Public school officials scrounging for alternative sources of cash because of the state’s budget crisis are looking at options ranging from selling advertising on school buses to creating a rainy day education fund.
“With our budget, we can’t afford to turn up our noses,” said Jeff Weiler, chief financial officer for the Clark County School District. “We have to look at every possibility.”
One vendor already has approached the district about selling space on district vehicles for advertising, something that could bring in $1 million to $2 million, Weiler said.
In addition to school buses, the district’s 26 food service trucks could carry ads as well, Weiler said.
At a recent meeting, School Board members asked district staff to research the issue and bring it back to the board for discussion.
“It has got potential, (but) there are pros and cons,” acknowledged school board member Terri Janison.
One expert told the Review-Journal that school districts pursuing the advertising option have often been disappointed.
“They can’t seem to sell the advertising,” said Bob Riley, director of the National Association of State Directors of Pupil Transportation Services, based in Steamboat Springs, Colo.
For safety reasons, school districts that allow advertising almost always restrict it to the inside of the bus, he said.
School officials don’t want to obscure the distinctive yellow school bus by plastering it with ads like a Nascar race car.
But restricting advertising to the inside of the bus also poses moral questions about students’ rights, Riley said. Is it OK to turn students into a “captive audience” for advertisers?

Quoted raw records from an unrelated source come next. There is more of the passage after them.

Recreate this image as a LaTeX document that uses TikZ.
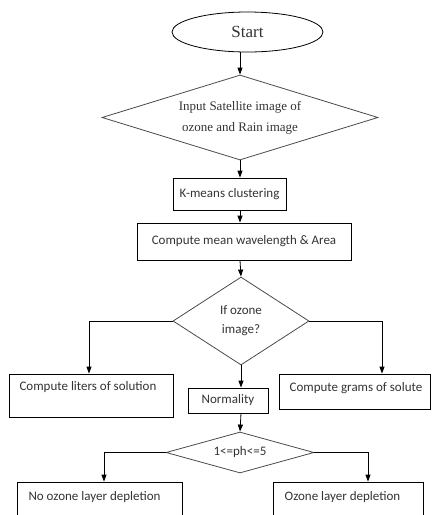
\documentclass[tikz,border=0pt]{standalone}
\usepackage{fontspec}
\usetikzlibrary{shapes.geometric,arrows.meta,calc}
\newfontfamily\calfont{Carlito}
\newfontfamily\serfont{Liberation Serif}
\definecolor{txt}{HTML}{333333}
\definecolor{dline}{HTML}{4A4A4A}
\begin{document}
\begin{tikzpicture}[x=1pt,y=-1pt,
  box/.style={draw=black,line width=0.8pt,rectangle,inner sep=0pt},
  dia/.style={draw=dline,line width=0.8pt,diamond,inner sep=0pt},
  lbl/.style={font=\calfont\fontsize{13}{19}\selectfont,text=txt,inner sep=0pt,align=center},
  arr/.style={draw=black,line width=0.8pt,-{Triangle[length=7pt,width=5pt]}}]
\useasboundingbox (0,0) rectangle (432,515);
\node[draw=black,line width=0.8pt,ellipse,minimum width=151pt,minimum height=40pt,inner sep=0pt,
  font=\serfont\fontsize{17}{20}\selectfont,text=txt] (start) at (247.5,32) {Start};
\node[dia,minimum width=276pt,minimum height=85pt,aspect=3.25,
  font=\serfont\fontsize{13}{21}\selectfont,text=txt,align=center] (d1) at (240,117.5)
  {Input Satellite image of\\ozone and Rain image};
\node[box,minimum width=113pt,minimum height=32pt,lbl] (km) at (229.5,194) {K-means clustering};
\node[box,minimum width=214pt,minimum height=37pt,lbl] (mean) at (244,241.5) {Compute mean wavelength \& Area};
\node[dia,minimum width=136pt,minimum height=88pt,aspect=1.55,lbl] (d2) at (241,321) {If ozone\\image?};
\node[box,minimum width=164pt,minimum height=43pt] (lbox) at (91,395.5) {};
\node[lbl] (ltxt) at (88,387) {Compute liters of solution};
\node[box,minimum width=151pt,minimum height=35pt] (rbox) at (354.5,391.5) {};
\node[lbl] (rtxt) at (356,388) {Compute grams of solute};
\node[box,minimum width=80pt,minimum height=25pt,lbl] (nrm) at (228,400.5) {Normality};
\node[dia,minimum width=148pt,minimum height=41pt,aspect=3.6,lbl] (d3) at (240,452.5) {1<=ph<=5};
\node[box,minimum width=165pt,minimum height=48pt] (bl) at (99.5,506) {};
\node[lbl] (bltxt) at (94.5,497) {No ozone layer depletion};
\node[box,minimum width=150pt,minimum height=48pt] (br) at (348,506) {};
\node[lbl] (brtxt) at (342.5,497) {Ozone layer depletion};
% connectors
\draw[arr] (d1.north |- start.south) -- (d1.north);
\draw[arr] (d1.south) -- (d1.south |- km.north);
\draw[arr] (d1.south |- km.south) -- (d1.south |- mean.north);
\draw[arr] (d1.south |- mean.south) -- (d2.north);
\draw[arr] (d2.west) -| ([xshift=-2pt]lbox.north);
\draw[arr] (d2.east) -| ([xshift=27.5pt]rbox.north);
\draw[arr] (d2.south) -- (d2.south |- nrm.north);
\draw[arr] (d2.south |- nrm.south) -- (d3.north);
\draw[arr] (d3.west) -| ([xshift=4.5pt]bl.north);
\draw[arr] (d3.east) -| ([xshift=20pt]br.north);
\end{tikzpicture}
\end{document}
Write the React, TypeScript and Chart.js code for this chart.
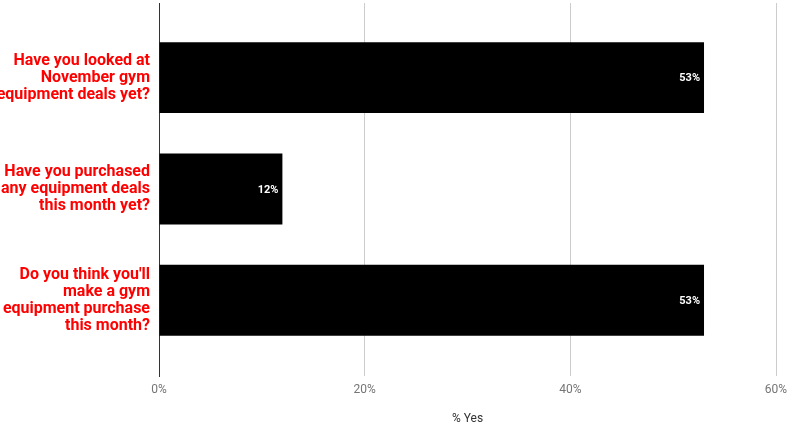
import React, { useEffect, useRef } from "react";
import { Chart, registerables } from "chart.js";

Chart.register(...registerables);

const categories: string[][] = [
  ["Have you looked at", "November gym", "equipment deals yet?"],
  ["Have you purchased", "any equipment deals", "this month yet?"],
  ["Do you think you'll", "make a gym", "equipment purchase", "this month?"],
];
const yesValues: number[] = [53, 12, 53];
const xTickValues: number[] = [0, 20, 40, 60];
const xAxisTitle = "% Yes";

const barLabelPlugin = {
  id: "barLabels",
  afterDatasetsDraw(chart: any) {
    const ctx = chart.ctx;
    const meta = chart.getDatasetMeta(0);
    ctx.save();
    ctx.fillStyle = "#ffffff";
    ctx.font = "bold 11px Roboto";
    ctx.textAlign = "right";
    ctx.textBaseline = "middle";
    meta.data.forEach((el: any, i: number) => {
      ctx.fillText(yesValues[i] + "%", el.x - 4, el.y + 1);
    });
    ctx.restore();
  },
};

export default function App() {
  const ref = useRef<HTMLCanvasElement>(null);
  useEffect(() => {
    document.body.style.margin = "0";
    const chart = new Chart(ref.current!, {
      type: "bar",
      data: {
        datasets: [
          {
            data: yesValues.map((v, i) => ({ x: v, y: i })),
            backgroundColor: "#000000",
            borderWidth: 0,
            barPercentage: 0.637,
            categoryPercentage: 1,
          },
        ],
      },
      options: {
        animation: false,
        responsive: false,
        indexAxis: "y",
        layout: { padding: { top: 3, right: 20, left: 0, bottom: 0 } },
        plugins: { legend: { display: false }, tooltip: { enabled: false } },
        scales: {
          y: {
            type: "linear",
            reverse: true,
            offset: false,
            min: -0.67,
            max: 2.68,
            afterBuildTicks: (s: any) => {
              s.ticks = categories.map((_, i) => ({ value: i }));
            },
            afterFit: (s: any) => {
              s.width = 159;
              s.paddingTop = 0;
              s.paddingBottom = 0;
            },
            grid: { display: false, drawTicks: false, offset: false },
            border: { display: true, color: "#333333", width: 1 },
            ticks: {
              padding: 9,
              color: "#ff0000",
              font: { family: "Roboto", size: 16, weight: "bold", lineHeight: 1.0625 },
              callback: (v: any) => categories[v] ?? "",
            },
          },
          x: {
            type: "linear",
            min: 0,
            max: 60,
            afterBuildTicks: (s: any) => {
              s.ticks = xTickValues.map((v) => ({ value: v }));
            },
            afterFit: (s: any) => {
              s.height = 54;
            },
            grid: { color: "#cccccc", drawTicks: false },
            border: { display: false },
            ticks: {
              padding: 7,
              color: "#757575",
              font: { family: "Roboto", size: 12 },
              callback: (v: any) => v + "%",
            },
            title: {
              display: true,
              text: xAxisTitle,
              color: "#333333",
              font: { family: "Roboto", size: 12 },
              padding: { top: 14 },
            },
          },
        },
      },
      plugins: [barLabelPlugin],
    } as any);
    return () => chart.destroy();
  }, []);
  return (
    <div style={{ width: 796, height: 430 }}>
      <canvas ref={ref} width={796} height={430} />
    </div>
  );
}
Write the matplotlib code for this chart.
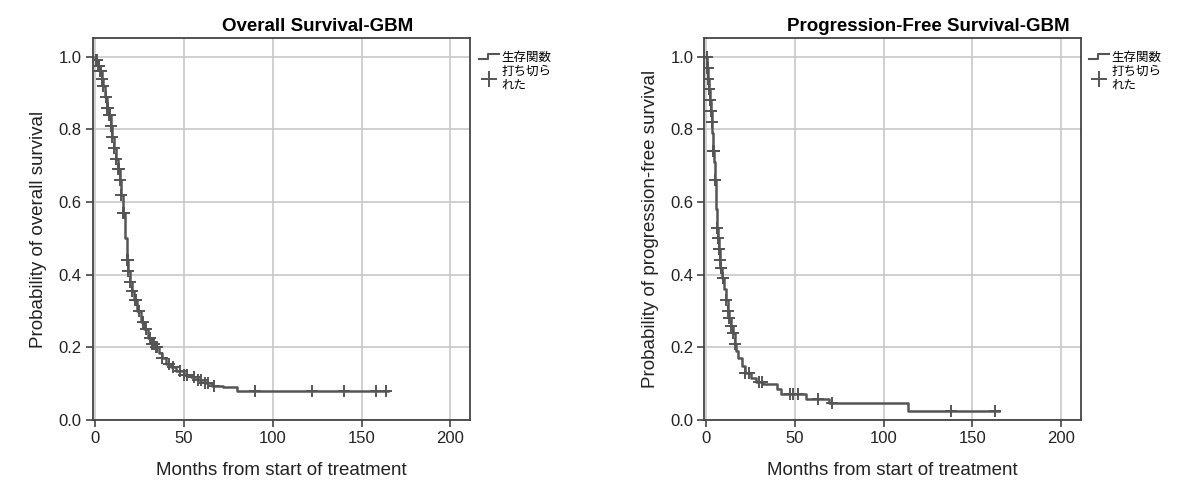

School districts also must decide on what kinds of advertising to allow. “What if Trojan (condoms) wants to advertise?” Riley asked.
District officials also are considering the big picture of education funding in Nevada. On Monday, School Board members approved a legislative bill draft that, if approved, would create a rainy day fund, or a “stabilization” account, for education.
Joyce Haldeman, associate superintendent for community relations, called the bill a “truth in advertising” measure to protect state funds earmarked for education.
Now, once state officials determine how much to budget for education, excess revenue from taxes dedicated to funding education reverts back to the state’s general fund. Haldeman does not deny that the money is then used for worthwhile projects. But the funding is not going toward its intended use, she said.
She said “the guaranteed funding” is, in reality, a “guaranteed cut.”
Haldeman said $192 million in excess education funding was returned to the general fund in 2007. That could have mitigated this year’s budget crisis when tax collections dropped because of the economic downturn, forcing lawmakers to slash education funding.
The Clark County School District’s budget was reduced by $93.7 million this year. Overall, the district’s general budget of $2.2 billion for 2008-09 still represents an increase over the 2007-08 budget of $2.1 billion.